The Dangers of Deforestation

William M. Akin IV

Deforestation, also known as clearance, clearcutting or clearing, is the removal of a forest or stand of trees from land which is then converted to a non-forest use. The action of deforestation has been going on for thousands of years, dating back to the first uses of fire.

Today, the World Bank has estimated that about 3.9 million square miles (10 million square km) of forest have been lost since the beginning of the 20th century. Due to large clear cuttings of trees and forests, climate change, fewer crops, soil erosion, and increased greenhouse gases in the atmosphere are just some of the many problems that arise.

In North America, about half the forests in the eastern part of the continent were cut down for timber and farming between the 1600s and late 1800s, according to National Geographic. Today, big commercial farming requires the leveling of native forest and the destruction of local peatlands — which in turn doubles the harmful effect on the ecosystem.

One of the most well-known rainforests in the world is the Amazon rainforest. It is known for its wide variety of species, insects, and birds and also for providing the earth with 20% of its total oxygen produced. However, this beautiful creation of land is slowly vanishing and is being destroyed.

Due to these raging fires in the Amazon, wild animals are at high risk of dying, losing their habitat, and in danger of finding a sufficient food source. According to Sergio Vasquez, a disaster response manager at World Animal Protection, “1.8 million animals have likely perished including frogs, anteaters, and ocelots, as well as slower and smaller creatures like sloths, armadillos, insects, and reptiles. Some may be able to burrow underground, but they may not be very safe there either… Even then, their food source will have been burned out for miles.”

One of the biggest reasons for the clear cutting of these large forests is to make room for commercial farming and cattle raising. These actions, although can be viewed as productive, is actually doing more harm to our environment than good. “The fallout from the pandemic has exacerbated the ecological degradation set in motion by government policies under Mr. Bolsonaro, president of Brazil, who favors expanding commercial development in the Amazon and views environmental regulations as a hindrance to economic growth” according to the New York Times.

And the Amazon rainforest is not the only one being affected by deforestation. The Atlantic forest, Congo Basin, the Cerrado forest, and many more are just as threatened by clear cutting.

The Sumatran rainforest, located in Indonesia, are being destroyed and replaced by massive palm plantations to help feed human obsession with palm oil. According to The Guardian, “Their plantations supply Britain and the world with toilet paper, biofuels and vegetable oil to make everyday foods such as margarine, cream cheese and chocolate, but distraught scientists and environmental groups warn that one of the 21st century’s greatest ecological disasters is rapidly unfolding.”

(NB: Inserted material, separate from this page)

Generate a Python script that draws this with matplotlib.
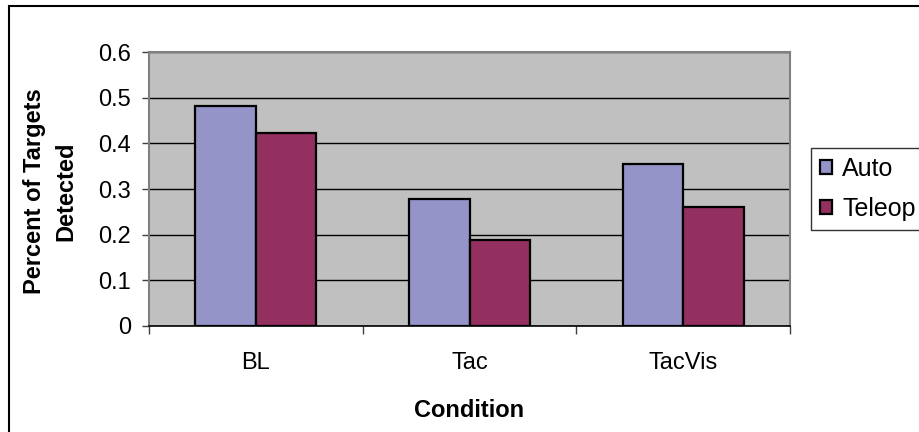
import matplotlib
matplotlib.use('Agg')
import matplotlib.pyplot as plt
import matplotlib.patches as mpatches
import numpy as np

plt.rcParams['font.family'] = ['Liberation Sans', 'DejaVu Sans']

# data
conditions = ['BL', 'Tac', 'TacVis']
auto = [0.483, 0.278, 0.355]
teleop = [0.423, 0.188, 0.260]
series_names = ['Auto', 'Teleop']
yticks = [0, 0.1, 0.2, 0.3, 0.4, 0.5, 0.6]

col_auto = '#9494C8'
col_teleop = '#933060'
fs = 17

fig = plt.figure(figsize=(9.19, 4.32), dpi=100)
ax = fig.add_axes([149 / 919, 1 - 325.7 / 432, (790 - 149) / 919, (325.7 - 52.3) / 432])
ax.set_facecolor('#C0C0C0')

x = np.arange(len(conditions))
w = 0.283
ax.bar(x - w / 2, auto, w, color=col_auto, edgecolor='black', linewidth=1.6, label=series_names[0], zorder=3)
ax.bar(x + w / 2, teleop, w, color=col_teleop, edgecolor='black', linewidth=1.6, label=series_names[1], zorder=3)

ax.set_xlim(-0.5, len(conditions) - 0.5)
ax.set_ylim(0, 0.6)
ax.set_yticks(yticks)
ax.set_yticklabels([('%g' % v) for v in yticks], fontsize=fs)
ax.yaxis.grid(True, color='black', linewidth=1.0, zorder=1)
ax.set_axisbelow(True)
ax.tick_params(axis='y', direction='out', length=5, width=1, color='#404040', pad=8)

ax.set_xticks(x)
ax.set_xticklabels(conditions, fontsize=fs)
ax.set_xticks(np.arange(len(conditions) + 1) - 0.5, minor=True)
ax.tick_params(axis='x', which='major', length=0, pad=19)
ax.tick_params(axis='x', which='minor', direction='out', length=6, width=1, color='#404040')

for s in ['top', 'right', 'left']:
    ax.spines[s].set_color('#808080')
    ax.spines[s].set_linewidth(1.5)
ax.spines['bottom'].set_color('black')
ax.spines['bottom'].set_linewidth(1.2)

fig.text(50 / 919, 1 - 191 / 432, 'Percent of Targets\nDetected', rotation=90,
         ha='center', va='center', multialignment='center', fontsize=fs,
         fontweight='bold', linespacing=1.45)
fig.text(0.5 * (149 + 790) / 919, 1 - 417 / 432, 'Condition', ha='center', va='baseline',
         fontsize=fs, fontweight='bold')

leg = fig.legend(loc='upper left', bbox_to_anchor=(811 / 919, 1 - 148 / 432), fontsize=fs + 1,
                 frameon=True, fancybox=False, edgecolor='black', handlelength=0.5,
                 handleheight=0.5, handletextpad=0.4, borderpad=0.35, labelspacing=0.65,
                 borderaxespad=0)
leg.get_frame().set_linewidth(1.0)

# outer chart border
fig.patches.append(mpatches.Rectangle((9 / 919, -0.05), 1.1, 1 - 6 / 432 + 0.05,
                                      transform=fig.transFigure, fill=False,
                                      edgecolor='black', linewidth=1.5))

fig.savefig('out.png', dpi=100)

Not only is deforestation hurting our rainforests and wildlife, but it affects our global climate as well. Reported by the Climate Institute of Deforestation and Climate Change “Since fires produce carbon dioxide, a major greenhouse gas, biomass burning emissions significantly influence the Earth’s atmosphere and climate… As burning occurs, it can release hundreds of years’ worth of stored carbon dioxide into the atmosphere in a matter of hours. Burning also will permanently destroy an important sink for carbon dioxide if the vegetation is not replaced.”

Deforestation has clearly made many negative impacts around our communities and in our environment. A couple simple acts people can do is to plant a tree where you can, go paperless at home and in the office, and raise awareness in your community.